A New Desalination Pump Help Define the pH of Ocean Worlds
Amit Levi, Dimitar Sasselov

TL;DR
This paper proposes a desalination pump mechanism that can create highly acidic, low-salinity oceans on exoplanets with high-pressure ice mantles, impacting their habitability and chemical environment.
Contribution
It introduces a novel desalination pump mechanism for ocean exoplanets, specifically analyzing its effects on ocean salinity and pH, with potential applications beyond super-Earths.
Findings
Oceans can have pH levels between 2 and 4.
The desalination pump can produce extremely low salinity oceans.
Exoplanet oceans may be more acidic than previously thought.
Abstract
We study ocean exoplanets, for which the global surface ocean is separated from the rocky interior by a high-pressure ice mantle. We describe a mechanism that can pump salts out of the ocean, resulting in oceans of very low salinity. Here we focus on the H2O-NaCl system, though we discuss the application of this pump to other salts as well.
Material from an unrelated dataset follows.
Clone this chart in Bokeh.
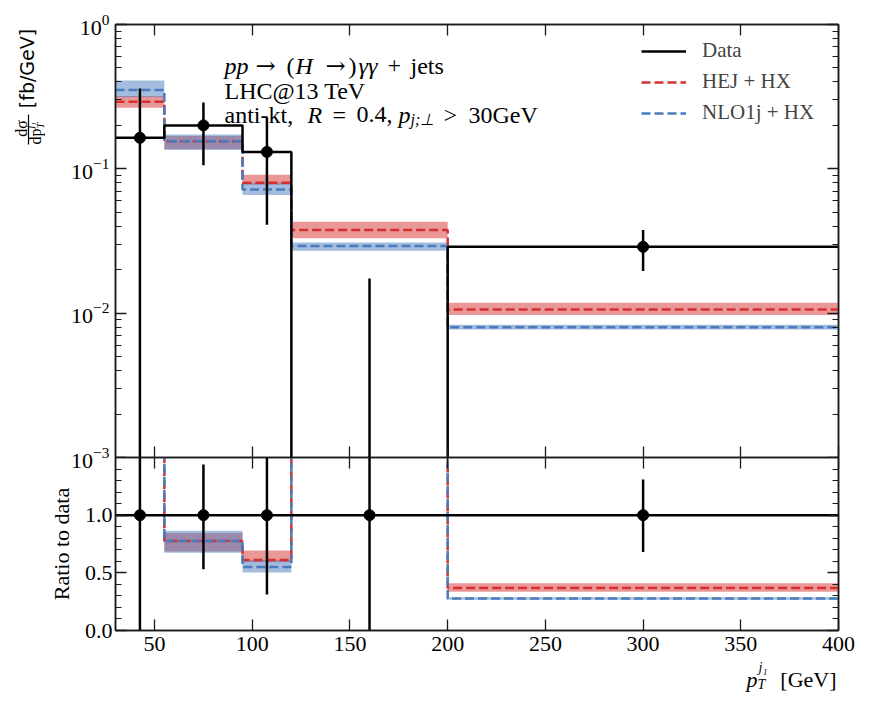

We find our ocean worlds to be acidic, with a pH in the range of 2-4. We discuss and compare between the conditions found within our studied oceans and the conditions in which polyextremophiles were discovered. This work focuses on exoplanets in the super-Earth mass range (2 M_Earth), with water composing at least a few percent of their mass. Although, the principal of the desalination pump may extend beyond this mass range.